Example 2: Energy Recovery from 37,000 Gallons Per Dav of Wastewater

[0089] As illustrated in FIG. 4, an apartment building may have about 37,000 gallons per day of wastewater available for heat recovery. Hot water used for showers, cooking, cleaning, washing clothes, etc. may elevate the temperature of the wastewater stream. The temperature of the wastewater may be about 75°F. The 37,000 gallons/day of wastewater may flow to the basement of the apartment building and enter a wastewater treatment and heat recovery process. Thermal energy stored in the warm wastewater may be recovered and used to heat domestic water to be used in the apartment building. The amount of energy available for extraction from the wastewater stream can be calculated using the equation Q=m x C x (T1-TA-T2), where Q is the heat energy, m is the mass flow rate of wastewater (308,580 Ibs/day), C is the specific heat of water (1 BTU/lb/°F), Ti is the input temperature of the wastewater stream (75°F), TA is the heat exchanger approach temperature of 5°F, and T2 is the input temperature of the domestic water. Assuming the input temperature of the domestic water (T2) is 60°F, the energy available for extraction from the wastewater stream is 3,085,800 BTU/day or 904 kWh/day. Assuming hot water demand of 20 gallons per capita per day, an apartment building with 540 units and 2 people/unit may have a total hot water demand of 21,600 gallons/day. Therefore, the energy recovered from the wastewater can provide 143 BTU/gallon to heat domestic water.

Example 3: Energy Recovery from 50,000 Gallons Per Day of Wastewater

[0090] As illustrated in FIG. 5, an apartment building may have about 50,000 gallons per day of wastewater available for heat recovery. Hot water used for showers, cooking, cleaning, washing clothes, etc. may elevate the temperature of the wastewater stream. The temperature of the wastewater may be about 75°F. The 50,000 gallons/day of wastewater may flow to the basement of the apartment building and enter a wastewater treatment and heat recovery process. Thermal energy stored in the warm wastewater may be recovered and used to heat domestic water to be used in the apartment building. The amount of energy available for extraction from the wastewater stream can be calculated using the equation Q=m x C x (T1-TA-T2), where Q is the heat energy, m is the mass flow rate of wastewater (417,000 Ibs/day), C is the specific heat of water (1 BTU/lb/°F), Ti is the input temperature of the wastewater stream (75°F), TA is the heat exchanger approach temperature of 5°F, and T2 is the input temperature of the domestic water. Assuming the input temperature of the domestic water (T2) is 60°F, the energy available for extraction from the wastewater stream is 4,170,000 BTU/day or 1,222 kWh/day. Assuming hot water demand of 20 gallons per capita per day, an apartment building with 540 units and 2 people/unit may have a total hot water demand of 21,600 gallons/day. Therefore, the energy recovered from the wastewater can provide 193 BTU/gallon to heat domestic water.

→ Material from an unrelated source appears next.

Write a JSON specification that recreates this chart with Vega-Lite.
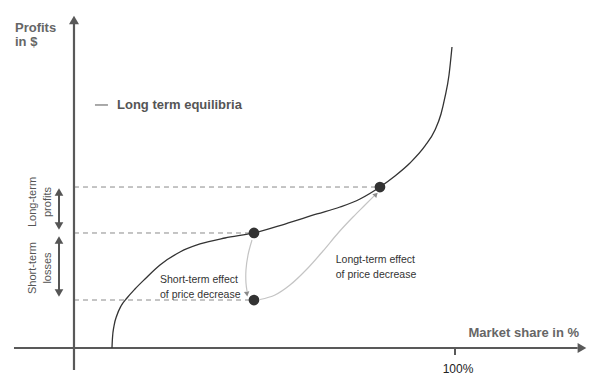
{
  "$schema": "https://vega.github.io/schema/vega-lite/v6.json",
  "width": 600,
  "height": 380,
  "padding": 0,
  "autosize": {"type": "fit", "contains": "padding"},
  "background": "white",
  "config": {"view": {"stroke": null}, "font": "Liberation Sans"},
  "datasets": {
    "axes": [
      {"x": -15.75, "y": 0, "x2": 132.2, "y2": 0},
      {"x": 0, "y": -6.32, "x2": 0, "y2": 93.68}
    ],
    "yArrow": [{"x": 0, "y": 94.25}],
    "xArrow": [{"x": 133.33, "y": 0}],
    "tick": [{"x": 100, "y": 0, "x2": 100, "y2": -2.01}],
    "tickLabel": [{"x": 100.8, "y": -5.9, "label": "100%"}],
    "curve": [
      {"x": 9.97, "y": 0},
      {"x": 10.1, "y": 2.87},
      {"x": 10.5, "y": 6.32},
      {"x": 11.29, "y": 9.48},
      {"x": 12.34, "y": 12.07},
      {"x": 13.91, "y": 14.37},
      {"x": 16.01, "y": 16.95},
      {"x": 18.64, "y": 19.83},
      {"x": 22.57, "y": 23.85},
      {"x": 27.82, "y": 27.59},
      {"x": 33.07, "y": 29.89},
      {"x": 39.63, "y": 31.61},
      {"x": 47.24, "y": 33.05},
      {"x": 55.38, "y": 35.63},
      {"x": 63.78, "y": 38.51},
      {"x": 69.82, "y": 40.52},
      {"x": 75.07, "y": 42.82},
      {"x": 80.31, "y": 46.26},
      {"x": 84.25, "y": 49.43},
      {"x": 88.19, "y": 53.16},
      {"x": 92.13, "y": 58.05},
      {"x": 94.75, "y": 62.64},
      {"x": 96.33, "y": 67.24},
      {"x": 97.38, "y": 72.13},
      {"x": 98.43, "y": 78.45},
      {"x": 99.21, "y": 86.49}
    ],
    "guides": [
      {"x": 0, "y": 46.26, "x2": 80.31},
      {"x": 0, "y": 33.05, "x2": 47.24},
      {"x": 0, "y": 13.79, "x2": 47.24}
    ],
    "equilibria": [
      {"x": 47.24, "y": 33.05},
      {"x": 80.31, "y": 46.26},
      {"x": 47.24, "y": 13.79}
    ],
    "shortArrow": [
      {"x": 46.72, "y": 31.03, "order": 1},
      {"x": 45.67, "y": 26.72, "order": 2},
      {"x": 45.14, "y": 22.41, "order": 3},
      {"x": 45.14, "y": 18.68, "order": 4},
      {"x": 45.41, "y": 16.38, "order": 5}
    ],
    "shortHead": [{"x": 45.4, "y": 15.5}],
    "longArrow": [
      {"x": 48.82, "y": 13.94},
      {"x": 52.76, "y": 15.23},
      {"x": 56.69, "y": 18.1},
      {"x": 61.15, "y": 22.7},
      {"x": 65.35, "y": 27.87},
      {"x": 69.55, "y": 33.33},
      {"x": 73.23, "y": 37.64},
      {"x": 76.38, "y": 41.09},
      {"x": 78.74, "y": 43.68}
    ],
    "longHead": [{"x": 79.27, "y": 44.11}],
    "rangeLines": [
      {"x": -3.94, "y": 44.83, "y2": 35.06},
      {"x": -3.94, "y": 31.03, "y2": 15.8}
    ],
    "rangeUp": [{"x": -3.94, "y": 44.86}, {"x": -3.94, "y": 31.06}],
    "rangeDown": [{"x": -3.94, "y": 35.03}, {"x": -3.94, "y": 15.78}],
    "sideLabels": [
      {"x": -10.76, "y": 41.95, "label": "Long-term\nprofits"},
      {"x": -10.76, "y": 22.99, "label": "Short-term\nlosses"}
    ],
    "profitsTitle": [{"x": -15.49, "y": 91.95, "label": "Profits\nin $"}],
    "shareTitle": [{"x": 132.55, "y": 4.31, "label": "Market share in %"}],
    "legendDash": [{"x": 5.51, "y": 69.83, "x2": 8.92}],
    "legendText": [{"x": 11.29, "y": 69.83, "label": "Long term equilibria"}],
    "effectLabels": [
      {"x": 22.57, "y": 19.68, "label": "Short-term effect\nof price decrease"},
      {"x": 68.7, "y": 25.29, "label": "Longt-term effect\nof price decrease"}
    ]
  },
  "encoding": {
    "x": {"field": "x", "type": "quantitative", "axis": null, "scale": {"domain": [-19.42, 138.06], "nice": false, "zero": false}},
    "y": {"field": "y", "type": "quantitative", "axis": null, "scale": {"domain": [-9.195, 100], "nice": false, "zero": false}}
  },
  "layer": [
    {
      "data": {"name": "guides"},
      "mark": {"type": "rule", "stroke": "#8a8a8a", "strokeWidth": 1, "strokeDash": [5, 4]},
      "encoding": {"x2": {"field": "x2"}}
    },
    {
      "data": {"name": "axes"},
      "mark": {"type": "rule", "stroke": "#595959", "strokeWidth": 2.2},
      "encoding": {"x2": {"field": "x2"}, "y2": {"field": "y2"}}
    },
    {
      "data": {"name": "yArrow"},
      "mark": {"type": "point", "shape": "triangle-up", "filled": true, "size": 100, "color": "#595959", "opacity": 1}
    },
    {
      "data": {"name": "xArrow"},
      "mark": {"type": "point", "shape": "triangle-right", "filled": true, "size": 100, "color": "#595959", "opacity": 1}
    },
    {
      "data": {"name": "tick"},
      "mark": {"type": "rule", "stroke": "#595959", "strokeWidth": 2},
      "encoding": {"y2": {"field": "y2"}}
    },
    {
      "data": {"name": "tickLabel"},
      "mark": {"type": "text", "fontSize": 12, "color": "#222222", "align": "center", "baseline": "middle"},
      "encoding": {"text": {"field": "label"}}
    },
    {
      "data": {"name": "shortArrow"},
      "mark": {"type": "line", "interpolate": "catmull-rom", "stroke": "#c4c4c4", "strokeWidth": 1.2},
      "encoding": {"order": {"field": "order", "type": "quantitative"}}
    },
    {
      "data": {"name": "shortHead"},
      "mark": {"type": "point", "shape": "triangle-up", "filled": true, "size": 30, "color": "#8a8a8a", "opacity": 1, "angle": 172}
    },
    {
      "data": {"name": "longArrow"},
      "mark": {"type": "line", "interpolate": "monotone", "stroke": "#c4c4c4", "strokeWidth": 1.2}
    },
    {
      "data": {"name": "longHead"},
      "mark": {"type": "point", "shape": "triangle-up", "filled": true, "size": 30, "color": "#8a8a8a", "opacity": 1, "angle": 45}
    },
    {
      "data": {"name": "curve"},
      "mark": {"type": "line", "interpolate": "monotone", "stroke": "#333333", "strokeWidth": 1.3}
    },
    {
      "data": {"name": "equilibria"},
      "mark": {"type": "point", "shape": "circle", "filled": true, "size": 115, "color": "#333333", "opacity": 1}
    },
    {
      "data": {"name": "rangeLines"},
      "mark": {"type": "rule", "stroke": "#555555", "strokeWidth": 2},
      "encoding": {"y2": {"field": "y2"}}
    },
    {
      "data": {"name": "rangeUp"},
      "mark": {"type": "point", "shape": "triangle-up", "filled": true, "size": 75, "color": "#555555", "opacity": 1}
    },
    {
      "data": {"name": "rangeDown"},
      "mark": {"type": "point", "shape": "triangle-down", "filled": true, "size": 75, "color": "#555555", "opacity": 1}
    },
    {
      "data": {"name": "sideLabels"},
      "mark": {"type": "text", "fontSize": 11, "color": "#555555", "angle": 270, "align": "center", "baseline": "middle", "lineBreak": "\n", "lineHeight": 15},
      "encoding": {"text": {"field": "label"}}
    },
    {
      "data": {"name": "profitsTitle"},
      "mark": {"type": "text", "fontSize": 13, "fontWeight": "bold", "color": "#666666", "align": "left", "baseline": "middle", "lineBreak": "\n", "lineHeight": 14},
      "encoding": {"text": {"field": "label"}}
    },
    {
      "data": {"name": "shareTitle"},
      "mark": {"type": "text", "fontSize": 13, "fontWeight": "bold", "color": "#666666", "align": "right", "baseline": "middle"},
      "encoding": {"text": {"field": "label"}}
    },
    {
      "data": {"name": "legendDash"},
      "mark": {"type": "rule", "stroke": "#555555", "strokeWidth": 1},
      "encoding": {"x2": {"field": "x2"}}
    },
    {
      "data": {"name": "legendText"},
      "mark": {"type": "text", "fontSize": 13, "fontWeight": "bold", "color": "#555555", "align": "left", "baseline": "middle"},
      "encoding": {"text": {"field": "label"}}
    },
    {
      "data": {"name": "effectLabels"},
      "mark": {"type": "text", "fontSize": 10.5, "color": "#333333", "align": "left", "baseline": "middle", "lineBreak": "\n", "lineHeight": 15},
      "encoding": {"text": {"field": "label"}}
    }
  ]
}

[0091] While preferred embodiments of the present invention have been shown and described herein, it will be obvious to those skilled in the art that such embodiments are provided by way of example only. It is not intended that the invention be limited by the specific examples provided within the specification. While the invention has been described with reference to the aforementioned specification, the descriptions and illustrations of the embodiments herein are not meant to be construed in a limiting sense. Numerous variations, changes, and substitutions will now occur to those skilled in the art without departing from the invention. Furthermore, it shall be understood that all aspects of the invention are not limited to the specific depictions, configurations or relative proportions set forth herein which depend upon a variety of conditions and variables. It should be understood that various alternatives to the embodiments of the invention described herein may be employed in practicing the invention. It is therefore contemplated that the invention shall also cover any such alternatives, modifications, variations or equivalents. It is intended that the following claims define the scope of the invention and that methods and structures within the scope of these claims and their equivalents be covered thereby.